I got some problems trying to parallelize an algorithm. The intention is to do some modifications to a 100x100 matrix. When I run the algorithm without openMP everything runs smoothly in about 34-35 seconds, when I parallelize on 2 threads (I need it to be with 2 threads only) it gets down to like 22 seconds but the output is wrong and I think it's a synchronization problem that I cannot fix.
Here's the code :
for (p = 0; p < sapt; p++){
memset(count,0,Nc*sizeof(int));
for (i = 0; i < N; i ++){
for (j = 0; j < N; j++){
for( m = 0; m < Nc; m++)
dist[m] = N+1;
omp_set_num_threads(2);
#pragma omp parallel for shared(configurationMatrix, dist) private(k,m) schedule(static,chunk)
for (k = 0; k < N; k++){
for (m = 0; m < N; m++){
if (i == k && j == m)
continue;
if (MAX(abs(i-k),abs(j-m)) < dist[configurationMatrix[k][m]])

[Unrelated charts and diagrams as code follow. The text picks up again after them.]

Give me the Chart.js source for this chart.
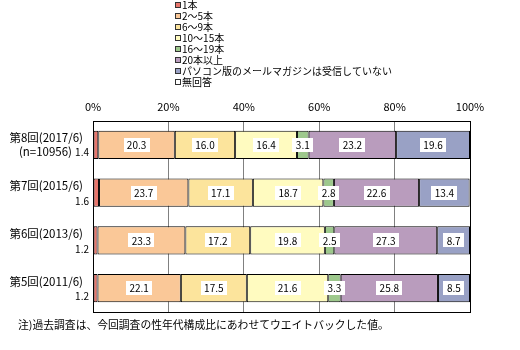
<!DOCTYPE html>
<html>
<head>
<meta charset="utf-8">
<script src="https://cdn.jsdelivr.net/npm/chart.js@4.4.1/dist/chart.umd.min.js"></script>
<style>
  html, body { margin: 0; padding: 0; background: #fff; }
  canvas { display: block; }
</style>
</head>
<body>
<canvas id="chart" width="520" height="350"></canvas>
<script>
// surveys (top to bottom)
const categories = ['第8回(2017/6)', '第7回(2015/6)', '第6回(2013/6)', '第5回(2011/6)'];
const subLabels = ['(n=10956)', '', '', ''];

const seriesNames = ['1本', '2～5本', '6～9本', '10～15本', '16～19本', '20本以上',
  'パソコン版のメールマガジンは受信していない', '無回答'];
const seriesColors = ['#E8766C', '#FAC898', '#FCE49C', '#FFFBC0', '#9DC88C', '#B99CBD', '#99A1C5', '#FFFFFF'];

const one = [1.4, 1.6, 1.2, 1.2];
const twoToFive = [20.3, 23.7, 23.3, 22.1];
const sixToNine = [16.0, 17.1, 17.2, 17.5];
const tenToFifteen = [16.4, 18.7, 19.8, 21.6];
const sixteenToNineteen = [3.1, 2.8, 2.5, 3.3];
const twentyPlus = [23.2, 22.6, 27.3, 25.8];
const notReceiving = [19.6, 13.4, 8.7, 8.5];
const noAnswer = [0, 0, 0, 0];

const seriesValues = [one, twoToFive, sixToNine, tenToFifteen, sixteenToNineteen, twentyPlus, notReceiving, noAnswer];
const xTicks = [0, 20, 40, 60, 80, 100];

const FONT = '"Noto Sans CJK JP", sans-serif';

const drawExtras = {
  id: 'drawExtras',
  afterDatasetsDraw(chart) {
    const ctx = chart.ctx;
    const area = chart.chartArea;
    const yScale = chart.scales.y;
    ctx.save();

    // value boxes
    ctx.font = '10px ' + FONT;
    ctx.textBaseline = 'middle';
    chart.data.datasets.forEach((ds, di) => {
      const meta = chart.getDatasetMeta(di);
      meta.data.forEach((el, i) => {
        const v = ds.data[i];
        if (!v) return;
        const y = el.y;
        if (v < 2) {
          ctx.fillStyle = '#000';
          ctx.textAlign = 'right';
          ctx.fillText(v.toFixed(1), 89, y + (i === 0 ? 7 : 8.5));
          return;
        }
        const cx = (el.x + el.base) / 2;
        const txt = v.toFixed(1);
        const w = Math.round(ctx.measureText(txt).width) + 7;
        ctx.fillStyle = '#fff';
        ctx.fillRect(Math.round(cx - w / 2), Math.round(y - 7), w, 14);
        ctx.fillStyle = '#000';
        ctx.textAlign = 'center';
        ctx.fillText(txt, cx, y + 0.5);
      });
    });

    // plot frame
    ctx.strokeStyle = '#000';
    ctx.lineWidth = 1;
    ctx.strokeRect(Math.round(area.left) + 0.5, Math.round(area.top) + 0.5,
      Math.round(area.right - area.left), Math.round(area.bottom - area.top));

    // category labels
    ctx.font = '11.5px ' + FONT;
    ctx.fillStyle = '#000';
    ctx.textAlign = 'right';
    categories.forEach((c, i) => {
      const y = yScale.getPixelForValue(i);
      ctx.fillText(c, 83, y - 7);
      if (subLabels[i]) ctx.fillText(subLabels[i], 72, y + 7);
    });

    // legend
    ctx.textAlign = 'left';
    ctx.font = '10px ' + FONT;
    seriesNames.forEach((n, i) => {
      const y = 5 + i * 11;
      ctx.fillStyle = seriesColors[i];
      ctx.fillRect(176, y - 2, 5, 5);
      ctx.strokeStyle = '#333';
      ctx.strokeRect(175.5, y - 2.5, 5, 5);
      ctx.fillStyle = '#000';
      ctx.fillText(n, 182, y + 0.5);
    });

    // footnote
    ctx.font = '10.8px ' + FONT;
    ctx.fillText('注)過去調査は、今回調査の性年代構成比にあわせてウエイトバックした値。', 18, 325);
    ctx.restore();
  }
};

new Chart(document.getElementById('chart'), {
  type: 'bar',
  data: {
    labels: categories,
    datasets: seriesNames.map((name, i) => ({
      label: name,
      data: seriesValues[i],
      backgroundColor: seriesColors[i],
      borderColor: '#000',
      borderWidth: 1,
      borderSkipped: false,
      barPercentage: 0.59,
      categoryPercentage: 1
    }))
  },
  options: {
    indexAxis: 'y',
    responsive: false,
    animation: false,
    devicePixelRatio: 1,
    layout: { padding: { left: 93, right: 50, top: 101, bottom: 38 } },
    scales: {
      x: {
        position: 'top',
        stacked: true,
        min: 0,
        max: 100,
        afterFit: (s) => { s.height = 20; },
        afterBuildTicks: (s) => { s.ticks = xTicks.map(v => ({ value: v })); },
        ticks: {
          callback: (v) => v + '%',
          color: '#000',
          font: { family: FONT, size: 11 },
          padding: 8,
          maxRotation: 0
        },
        grid: { color: '#808080', drawTicks: false },
        border: { display: false }
      },
      y: {
        stacked: true,
        display: false
      }
    },
    plugins: {
      legend: { display: false },
      tooltip: { enabled: false }
    }
  },
  plugins: [drawExtras]
});
</script>
</body>
</html>
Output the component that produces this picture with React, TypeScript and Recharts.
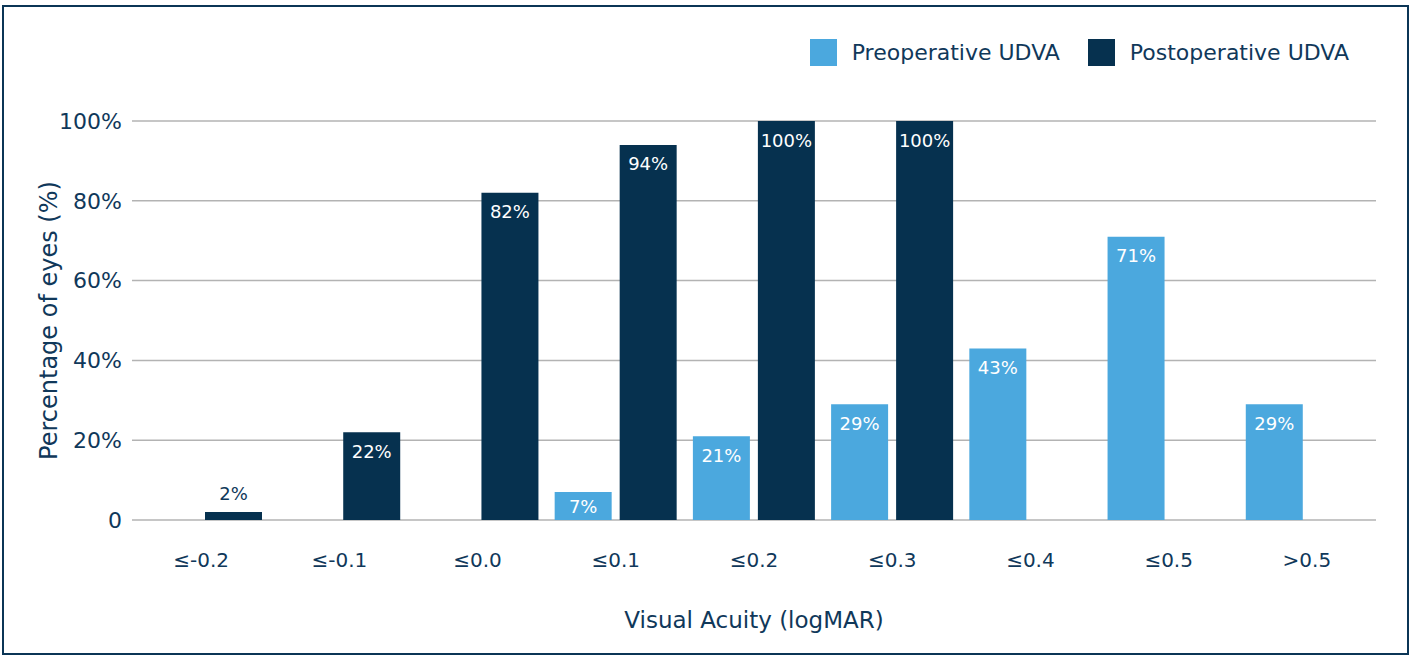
import React from 'react';
import { BarChart, Bar, XAxis, YAxis, CartesianGrid, LabelList } from 'recharts';

const categories = ['≤-0.2', '≤-0.1', '≤0.0', '≤0.1', '≤0.2', '≤0.3', '≤0.4', '≤0.5', '>0.5'];
const preoperative = [0, 0, 0, 7, 21, 29, 43, 71, 29];
const postoperative = [2, 22, 82, 94, 100, 100, 0, 0, 0];
const yTicks = [0, 20, 40, 60, 80, 100];
const seriesNames = ['Preoperative UDVA', 'Postoperative UDVA'];

const PRE = '#4BA8DE';
const POST = '#06314F';
const TEXT = '#10385A';
const FONT = '"DejaVu Sans", sans-serif';

const data = categories.map((c, i) => ({ cat: c, pre: preoperative[i], post: postoperative[i] }));

const renderLabel = (props: any) => {
  const { x, y, width, height, value } = props;
  if (!value) return null;
  const cx = x + width / 2;
  if (value < 5) {
    return (
      <text x={cx} y={y - 19} textAnchor="middle" dominantBaseline="central" fill={TEXT} fontSize={18} fontFamily={FONT}>
        {value}%
      </text>
    );
  }
  const dy = Math.min(19, height / 2);
  return (
    <text x={cx} y={y + dy} textAnchor="middle" dominantBaseline="central" fill="#ffffff" fontSize={18} fontFamily={FONT}>
      {value}%
    </text>
  );
};

export default function App() {
  return (
    <div style={{ position: 'absolute', left: 0, top: 0, width: 1413, height: 658, background: '#fff' }}>
      <div
        style={{
          position: 'absolute',
          left: 2,
          top: 5,
          width: 1407,
          height: 650,
          border: '2px solid #0B3556',
          boxSizing: 'border-box',
        }}
      />
      <div
        style={{
          position: 'absolute',
          right: 64,
          top: 39,
          display: 'flex',
          alignItems: 'center',
          fontFamily: FONT,
          fontSize: 22,
          color: TEXT,
          zIndex: 2,
        }}
      >
        <span style={{ display: 'inline-block', width: 27, height: 27, background: PRE, marginRight: 15 }} />
        <span style={{ marginRight: 28 }}>{seriesNames[0]}</span>
        <span style={{ display: 'inline-block', width: 27, height: 27, background: POST, marginRight: 15 }} />
        <span>{seriesNames[1]}</span>
      </div>
      <BarChart
        width={1413}
        height={658}
        data={data}
        margin={{ top: 121, right: 37, bottom: 78, left: 32 }}
        barSize={57}
        barGap={8}
        style={{ position: 'absolute', left: 0, top: 0 }}
      >
        <CartesianGrid vertical={false} stroke="#B3B3B3" strokeWidth={1.5} />
        <XAxis
          dataKey="cat"
          axisLine={false}
          tickLine={false}
          tickSize={0}
          tickMargin={33}
          height={60}
          tick={{ fill: TEXT, fontSize: 20, fontFamily: FONT }}
          label={{ value: 'Visual Acuity (logMAR)', position: 'insideBottom', offset: -48, fill: TEXT, fontSize: 23, fontFamily: FONT }}
        />
        <YAxis
          width={100}
          domain={[0, 100]}
          ticks={yTicks}
          axisLine={false}
          tickLine={false}
          tickSize={0}
          tickMargin={10}
          tick={{ fill: TEXT, fontSize: 22, fontFamily: FONT }}
          tickFormatter={(v: number) => (v === 0 ? '0' : `${v}%`)}
          label={{ value: 'Percentage of eyes (%)', angle: -90, position: 'insideLeft', offset: 16, style: { textAnchor: 'middle' }, fill: TEXT, fontSize: 24, fontFamily: FONT }}
        />
        <Bar dataKey="pre" name={seriesNames[0]} fill={PRE} isAnimationActive={false}>
          <LabelList dataKey="pre" content={renderLabel} />
        </Bar>
        <Bar dataKey="post" name={seriesNames[1]} fill={POST} isAnimationActive={false}>
          <LabelList dataKey="post" content={renderLabel} />
        </Bar>
      </BarChart>
    </div>
  );
}
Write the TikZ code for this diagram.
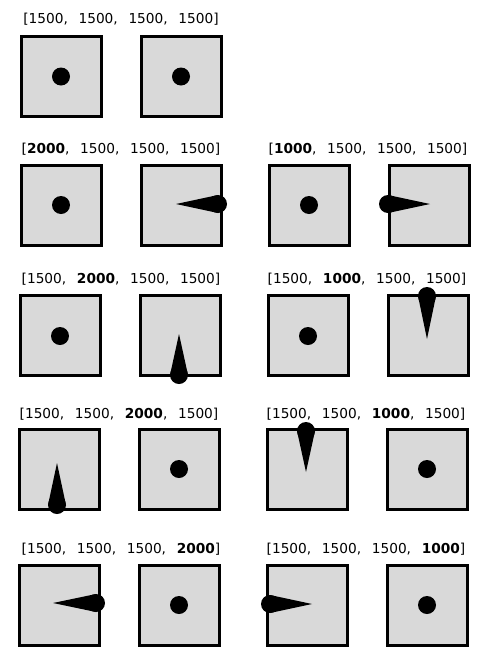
\documentclass[tikz,border=0pt]{standalone}
\usepackage{fontspec}
\setmainfont{DejaVu Sans}
\definecolor{boxgray}{HTML}{D9D9D9}
\newcommand{\gap}{\hspace{10.7pt}}
\newcommand{\labtext}[4]{[#1,\gap#2,\gap#3,\gap#4]}
\newcommand{\htear}[3]{\fill (#1,#2-9) -- (#3,#2) -- (#1,#2+9) -- cycle; \fill (#1,#2) circle (9);}
\newcommand{\vtear}[3]{\fill (#1-9,#2) -- (#1,#3) -- (#1+9,#2) -- cycle; \fill (#1,#2) circle (9);}
\begin{document}
\begin{tikzpicture}[x=1pt,y=-1pt,
  sq/.style={draw=black,line width=3pt,fill=boxgray},
  lab/.style={anchor=base,inner sep=0pt,font=\fontsize{13.7}{16}\selectfont},
  dot/.style={fill=black}]
\useasboundingbox (0,0) rectangle (489,662);
% row 1
\node[lab] (l1) at (121,23) {\labtext{1500}{1500}{1500}{1500}};
\draw[sq] (21,36.5) rectangle +(80,80);
\draw[sq] (141,36.5) rectangle +(80,80);
\fill (61,76.5) circle (9);
\fill (181,76.5) circle (9);
% row 2
\node[lab] (l2a) at (121,153) {\labtext{\textbf{2000}}{1500}{1500}{1500}};
\node[lab] (l2b) at (368,153) {\labtext{\textbf{1000}}{1500}{1500}{1500}};
\draw[sq] (21,165) rectangle +(80,80);
\draw[sq] (141,165) rectangle +(80,80);
\draw[sq] (269,165) rectangle +(80,80);
\draw[sq] (389,165) rectangle +(80,80);
\fill (61,205) circle (9);
\fill (309,205) circle (9);
\htear{218}{204}{176}
\htear{388}{204}{430}
% row 3
\node[lab] (l3a) at (121,283) {\labtext{1500}{\textbf{2000}}{1500}{1500}};
\node[lab] (l3b) at (367,283) {\labtext{1500}{\textbf{1000}}{1500}{1500}};
\draw[sq] (20,295) rectangle +(80,80);
\draw[sq] (140,295) rectangle +(80,80);
\draw[sq] (268,295) rectangle +(80,80);
\draw[sq] (388,295) rectangle +(80,80);
\fill (60,336) circle (9);
\fill (308,336) circle (9);
\vtear{179}{375}{334}
\vtear{427}{296}{339}
% row 4
\node[lab] (l4a) at (119,418) {\labtext{1500}{1500}{\textbf{2000}}{1500}};
\node[lab] (l4b) at (366,418) {\labtext{1500}{1500}{\textbf{1000}}{1500}};
\draw[sq] (19,429) rectangle +(80,80);
\draw[sq] (139,429) rectangle +(80,80);
\draw[sq] (267,429) rectangle +(80,80);
\draw[sq] (387,429) rectangle +(80,80);
\fill (179,469) circle (9);
\fill (427,469) circle (9);
\vtear{57}{505}{463}
\vtear{306}{431}{472}
% row 5
\node[lab] (l5a) at (121,553) {\labtext{1500}{1500}{1500}{\textbf{2000}}};
\node[lab] (l5b) at (366,553) {\labtext{1500}{1500}{1500}{\textbf{1000}}};
\draw[sq] (19,565) rectangle +(80,80);
\draw[sq] (139,565) rectangle +(80,80);
\draw[sq] (267,565) rectangle +(80,80);
\draw[sq] (387,565) rectangle +(80,80);
\fill (179,605) circle (9);
\fill (427,605) circle (9);
\htear{96}{603}{53}
\htear{270}{604}{312}
\end{tikzpicture}
\end{document}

dist[configurationMatrix[k][m]] = MAX(abs(i-k),abs(j-m));
}
}
int max = -1;
for(m = 0; m < Nc; m++){
if (dist[m] == N+1)
continue;
if (dist[m] > max){
max = dist[m];
configurationMatrix2[i][j] = m;
}
}
}
}
memcpy(configurationMatrix, configurationMatrix2, N*N*sizeof(int));
#pragma omp parallel for shared(count, configurationMatrix) private(i,j)
for (i = 0; i < N; i ++)
for (j = 0; j < N; j++)
count[configurationMatrix[i][j]] ++;
for (i = 0; i < Nc; i ++)
fprintf(out,"%i ", count[i]);
fprintf(out, "\n");
}
In which : sapt = 100; count -> it's a vector that holds me how many of an each element of the matrix I'm having on each step;
(EX: count[1] = 60 --> I have the element '1' 60 times in my matrix and so on)
dist --> vector that holds me max distances from element i,j of let's say value K to element k,m of same value K.
(EX: dist[1] = 10 --> distance from the element of value 1 to the furthest element of value 1)
Then I write stuff down in an output file, but again, wrong output.